ACMA's southern region chairman, V Rama chandran, talks about the role of SMEs.

What are the barriers to growth?

We seem to be losing our competitive edge in the wake of FTAs and RTAs. India has the highest costs and duties structure. We are unable to attract huge green-field investments in comparision to ASEAN and China. FTAs would continue to distort future investments in the auto component sector in favour of Thailand, which also offers a host of incentives. The inverted duty structure has become serious as a result of the Early harvest Scheme of the Indo-Thai FTA. In this scenario, It would be difficult to sustain the competitive edge for exports. ACMA has suggested to the government to amend notification no.27/2004, 23 Jan 04, to bring in zero duty on all the raw materials contained in the notification and also institute an automatic mechanism for zero duty on raw materials for items included in FTA e.g. Advance License Scheme, Duty Free Import entitlement or some other mechanism. We want a level playing field.

The contribution of SMEs and the issues faced by them?

Majority of the 527 ACMA members are SMEs. The ability to constantly add value inspite of increasing cost of inputs is a key challenge. Companies have to constantly invest in process improvement, as many are struggling to keep up their delivery schedules.
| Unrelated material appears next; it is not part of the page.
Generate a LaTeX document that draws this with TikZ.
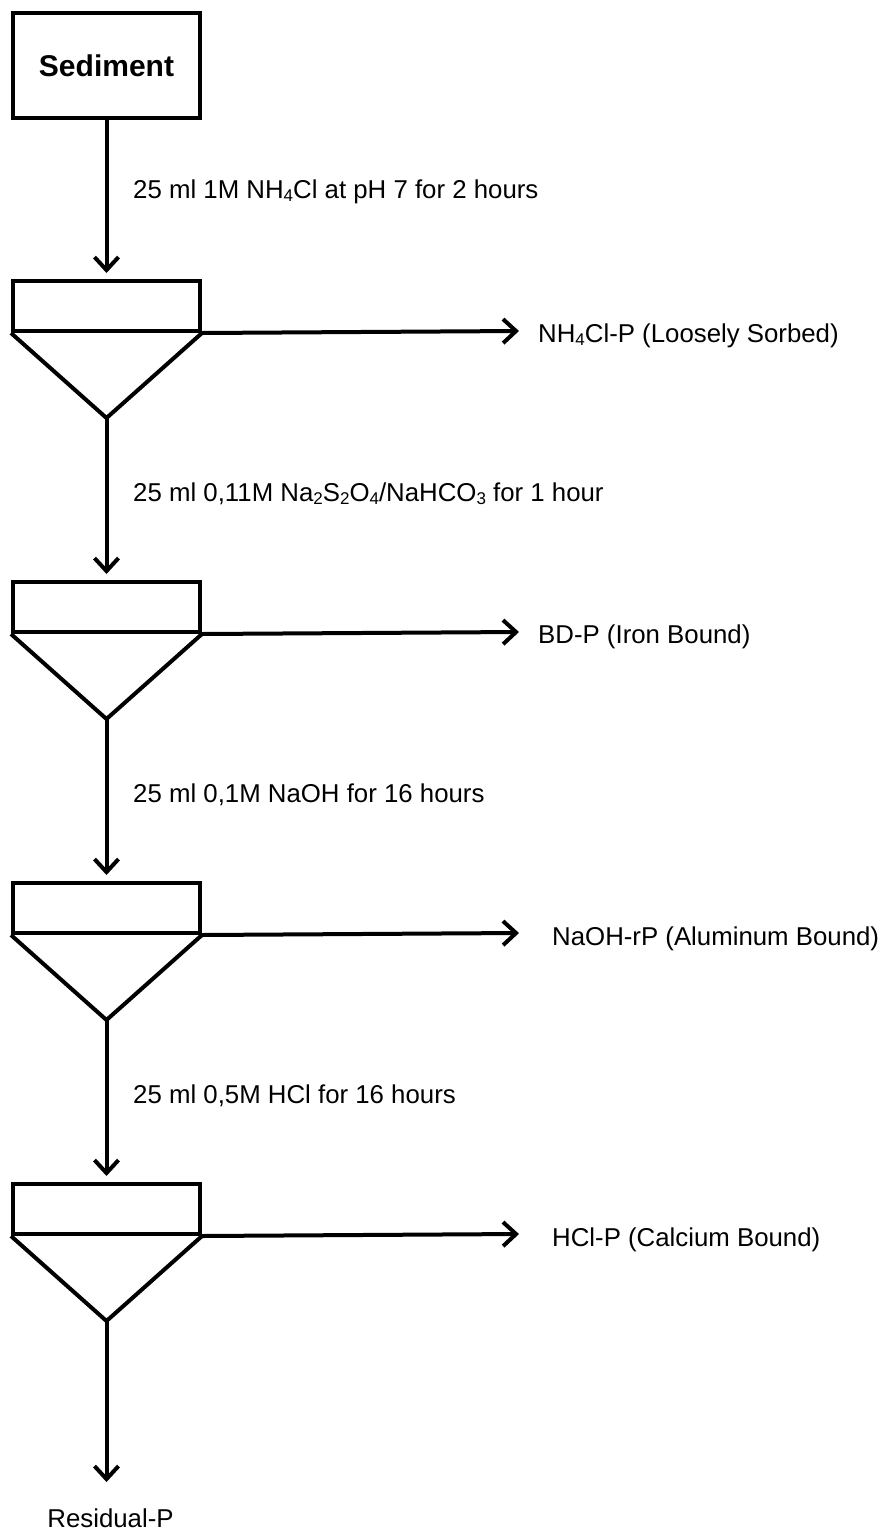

According to a recent CII-SR Study, there is a huge gap between supply and demand of trained manpower. Infrastructure is another major challenge. The automotive sector is increasingly going the IT way, where the life cycle of product and technology is getting shorter, requiring companies to work faster on new product development without much change in the price.

What is ACMA doing?

In our Cluster Programmes, members are guided by industry experts. This hand-holding exercise extends up to three years, after which they have to sustain the improvements. We also offer Six-Sigma training, and have more than 300 black belts and green belts to the ACMA members.